--- Task prompt ---
Your output must be the lines below from the line containing "Recreate this image" to the line containing "import seaborn as sns", both lines included, reproduced exactly and without pictures.

--- Provided data ---
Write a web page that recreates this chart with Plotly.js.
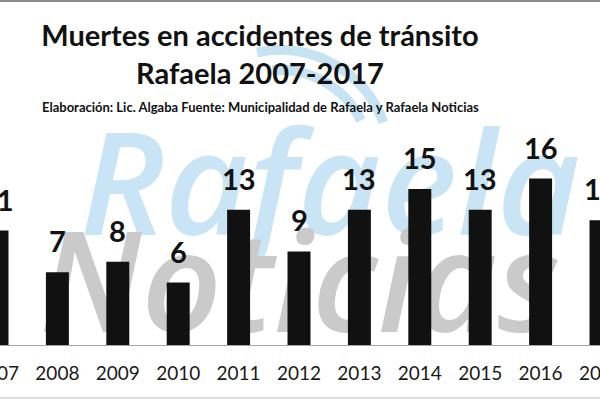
<!DOCTYPE html>
<html>
<head>
<meta charset="utf-8">
<script src="https://cdn.plot.ly/plotly-3.0.1.min.js"></script>
<style>
  html, body { margin: 0; padding: 0; overflow: hidden; background: #fff; }
  #plot { position: absolute; left: -60px; top: 0; }
</style>
</head>
<body>
<div id="plot"></div>
<script>
// muertes por año (Rafaela)
const years = ['2007', '2008', '2009', '2010', '2011', '2012', '2013', '2014', '2015', '2016', '2017'];
const deaths = [11, 7, 8, 6, 13, 9, 13, 15, 13, 16, 12];

// chart is wider than the window: the original picture is a crop
const W = 720, H = 400, SHIFT = 60;
const mT = 130, mB = 55;
const plotH = H - mT - mB;
const px = vx => (vx + SHIFT) / W;          // window x -> paper x
const py = vy => (H - mB - vy) / plotH;     // window y -> paper y

const trace = {
  x: years,
  y: deaths,
  type: 'bar',
  width: 0.38,
  marker: { color: '#111111' },
  hoverinfo: 'skip'
};

// value labels above bars (category index as x)
const labels = years.map((yr, i) => ({
  x: i, y: deaths[i], xref: 'x', yref: 'y',
  text: String(deaths[i]),
  showarrow: false, yanchor: 'bottom', yshift: 12,
  font: { family: 'Lato', size: 29, weight: 'bold', color: '#111' }
}));

labels.push({
  xref: 'paper', yref: 'paper', x: px(260), y: py(107),
  xanchor: 'center', yanchor: 'middle', showarrow: false,
  text: 'Elaboración: Lic. Algaba Fuente: Municipalidad de Rafaela y Rafaela Noticias',
  font: { family: 'Lato', size: 13, weight: 'bold', color: '#111' }
});

// wifi arcs of the watermark logo (pixel offsets from a centre point)
function arc(r, a0, a1) {
  const t0 = a0 * Math.PI / 180, t1 = a1 * Math.PI / 180;
  const k = 4 / 3 * Math.tan((t1 - t0) / 4) * r;
  const p = t => [r * Math.cos(t), r * Math.sin(t)];
  const [x0, y0] = p(t0), [x3, y3] = p(t1);
  const x1 = x0 - k * Math.sin(t0), y1 = y0 + k * Math.cos(t0);
  const x2 = x3 + k * Math.sin(t1), y2 = y3 - k * Math.cos(t1);
  return `M${x0},${y0} C${x1},${y1} ${x2},${y2} ${x3},${y3}`;
}
const wifi = [[110, 20, 102], [90, 26, 95]].map(([r, a0, a1]) => ({
  type: 'path', layer: 'below',
  xref: 'paper', yref: 'paper', xsizemode: 'pixel', ysizemode: 'pixel',
  xanchor: px(280), yanchor: py(160),
  path: arc(r, a0, a1),
  line: { color: '#c6e3f4', width: 10 }
}));

const watermark = [
  { txt: 'Rafaela', x0: 40, x1: 620, y0: 114, y1: 264, size: 144, color: '#c9e4f4' },
  { txt: 'Noticias', x0: 20, x1: 580, y0: 212, y1: 362, size: 140, color: '#cacaca' }
].map(w => ({
  type: 'rect', layer: 'below', xref: 'paper', yref: 'paper',
  x0: px(w.x0), x1: px(w.x1), y0: py(w.y1), y1: py(w.y0),
  line: { width: 0 }, fillcolor: 'rgba(0,0,0,0)',
  label: {
    text: '<i>' + w.txt + '</i>', textposition: 'middle center',
    font: { family: 'Open Sans', size: w.size, weight: 600, style: 'italic', color: w.color }
  }
}));

const frame = [
  { type: 'line', xref: 'paper', yref: 'paper', x0: px(0), x1: px(600), y0: py(1), y1: py(1),
    line: { color: '#8a8a8a', width: 2 } },
  { type: 'line', xref: 'paper', yref: 'paper', x0: px(0), x1: px(600), y0: py(398), y1: py(398),
    line: { color: '#bdbdbd', width: 1 } }
];

const layout = {
  width: W, height: H,
  margin: { l: 0, r: 0, t: mT, b: mB, pad: 0 },
  paper_bgcolor: '#fff', plot_bgcolor: 'rgba(0,0,0,0)',
  showlegend: false,
  title: {
    text: 'Muertes en accidentes de tránsito<br>Rafaela 2007-2017',
    x: px(260), xanchor: 'center', xref: 'paper',
    y: 1 - 46 / H, yanchor: 'top', yref: 'container',
    font: { family: 'Lato', size: 29, weight: 'bold', color: '#111' }
  },
  xaxis: {
    type: 'category',
    range: [(-SHIFT + 3) / 60.4, (600 - SHIFT + 3 + 2 * SHIFT) / 60.4],
    showline: true, linecolor: '#a6a6a6', linewidth: 1,
    ticks: '', ticklabelstandoff: 11,
    tickfont: { family: 'Lato', size: 19, color: '#1a1a1a' },
    fixedrange: true
  },
  yaxis: {
    range: [0, plotH / 10.4],
    visible: false, fixedrange: true
  },
  annotations: labels,
  shapes: wifi.concat(watermark, frame)
};

Plotly.newPlot('plot', [trace], layout, { displayModeBar: false, staticPlot: true });
</script>
</body>
</html>
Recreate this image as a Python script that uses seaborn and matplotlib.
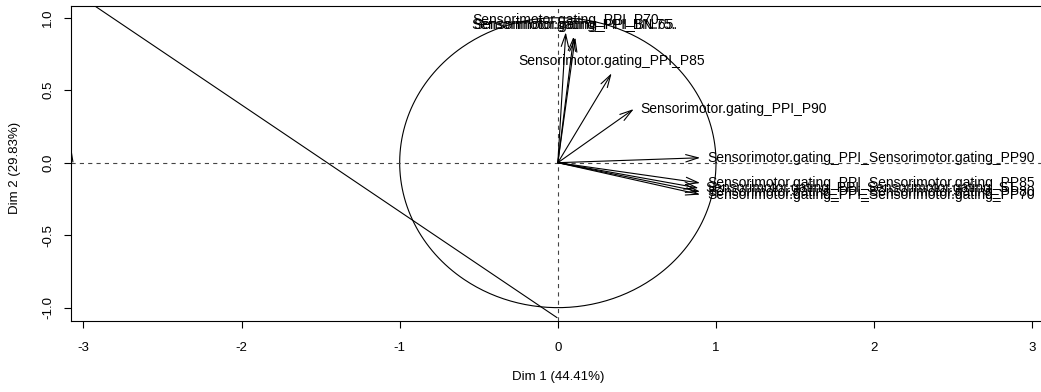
import numpy as np
import pandas as pd
import matplotlib
matplotlib.use("Agg")
import matplotlib.pyplot as plt
import seaborn as sns

# ---- data ----
var_names = [
    "Sensorimotor.gating_PPI_P70",
    "Sensorimotor.gating_PPI_BN.75.",
    "Sensorimotor.gating_PPI_BN.65.",
    "Sensorimotor.gating_PPI_P85",
    "Sensorimotor.gating_PPI_P90",
    "Sensorimotor.gating_PPI_Sensorimotor.gating_PP90",
    "Sensorimotor.gating_PPI_Sensorimotor.gating_PP85",
    "Sensorimotor.gating_PPI_Sensorimotor.gating_ST",
    "Sensorimotor.gating_PPI_Sensorimotor.gating_PP80",
    "Sensorimotor.gating_PPI_Sensorimotor.gating_PP70",
]
dim1 = [0.05, 0.10, 0.11, 0.34, 0.48, 0.90, 0.90, 0.89, 0.90, 0.90]
dim2 = [0.90, 0.87, 0.865, 0.617, 0.37, 0.034, -0.14, -0.175, -0.20, -0.22]
label_side = ["above", "above", "above", "above", "right",
              "right", "right", "right", "right", "right"]

diag_x = [-2.93, -0.005]
diag_y = [1.083, -1.069]
stub_x = [-3.075, -3.066]
stub_y = [0.067, 0.005]

x_ticks = [-3, -2, -1, 0, 1, 2, 3]
y_ticks = [-1.0, -0.5, 0.0, 0.5, 1.0]
x_label = "Dim 1 (44.41%)"
y_label = "Dim 2 (29.83%)"

# ---- style ----
sns.set_theme(style="ticks")
plt.rcParams["font.family"] = ["Liberation Sans", "DejaVu Sans"]
plt.rcParams["lines.scale_dashes"] = False

W, H = 1041, 392
fig = plt.figure(figsize=(W / 100, H / 100), dpi=100)
left_px, right_px, top_px, bot_px = 70.7, 1045.0, 5.7, 320.7
ax = fig.add_axes([left_px / W, 1 - bot_px / H,
                   (right_px - left_px) / W, (bot_px - top_px) / H])
ax.set_facecolor("white")
fig.patch.set_facecolor("white")

lw = 0.8
# unit circle
t = np.linspace(0, 2 * np.pi, 400)
circ = pd.DataFrame({"x": np.cos(t), "y": np.sin(t)})
sns.lineplot(data=circ, x="x", y="y", sort=False, ax=ax, color="black",
             lw=lw, estimator=None)

# reference lines
ax.axhline(0, color="#444444", lw=lw, ls=(0, (3, 3)))
ax.axvline(0, color="#444444", lw=lw, ls=(0, (3, 3)))

# extra lines
sns.lineplot(x=diag_x, y=diag_y, ax=ax, color="black", lw=lw, sort=False,
             estimator=None)
sns.lineplot(x=stub_x, y=stub_y, ax=ax, color="black", lw=lw, sort=False,
             estimator=None)

# arrows
for name, x, y, side in zip(var_names, dim1, dim2, label_side):
    ax.annotate("", xy=(x, y), xytext=(0, 0),
                arrowprops=dict(arrowstyle="->,head_length=0.75,head_width=0.22",
                                color="black", lw=lw, shrinkA=0, shrinkB=0))
    if side == "above":
        ax.annotate(name, xy=(x, y), xytext=(0, 8.5), textcoords="offset points",
                    ha="center", va="center", fontsize=10, color="black")
    else:
        ax.annotate(name, xy=(x, y), xytext=(5, 0), textcoords="offset points",
                    ha="left", va="center", fontsize=10, color="black")

ax.set_xlim(-3.08, 3.08)
ax.set_ylim(-1.09, 1.083)
ax.set_xticks(x_ticks)
ax.set_xticklabels([str(v) for v in x_ticks])
ax.set_yticks(y_ticks)
ax.set_yticklabels([f"{v:.1f}" for v in y_ticks], rotation=90, va="center")
ax.tick_params(axis="both", direction="out", length=5, width=lw, color="black",
               labelsize=9.5, labelcolor="black")
ax.tick_params(axis="x", pad=10)
ax.tick_params(axis="y", pad=7)
for s in ax.spines.values():
    s.set_color("black")
    s.set_linewidth(lw)
    s.set_visible(True)

ax.set_xlabel(x_label, fontsize=9.5, color="black")
ax.set_ylabel(y_label, fontsize=9.5, color="black")
ax.xaxis.set_label_coords(0.5, -(377 - bot_px) / (bot_px - top_px))
ax.yaxis.set_label_coords(-(left_px - 15) / (right_px - left_px),
                          1 - (168 - top_px) / (bot_px - top_px))
ax.xaxis.label.set_va("center")
ax.yaxis.label.set_va("center")
ax.grid(False)

fig.savefig("out.png", dpi=100, facecolor="white")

--- The response ---
Recreate this image as a Python script that uses seaborn and matplotlib.
import numpy as np
import pandas as pd
import matplotlib
matplotlib.use("Agg")
import matplotlib.pyplot as plt
import seaborn as sns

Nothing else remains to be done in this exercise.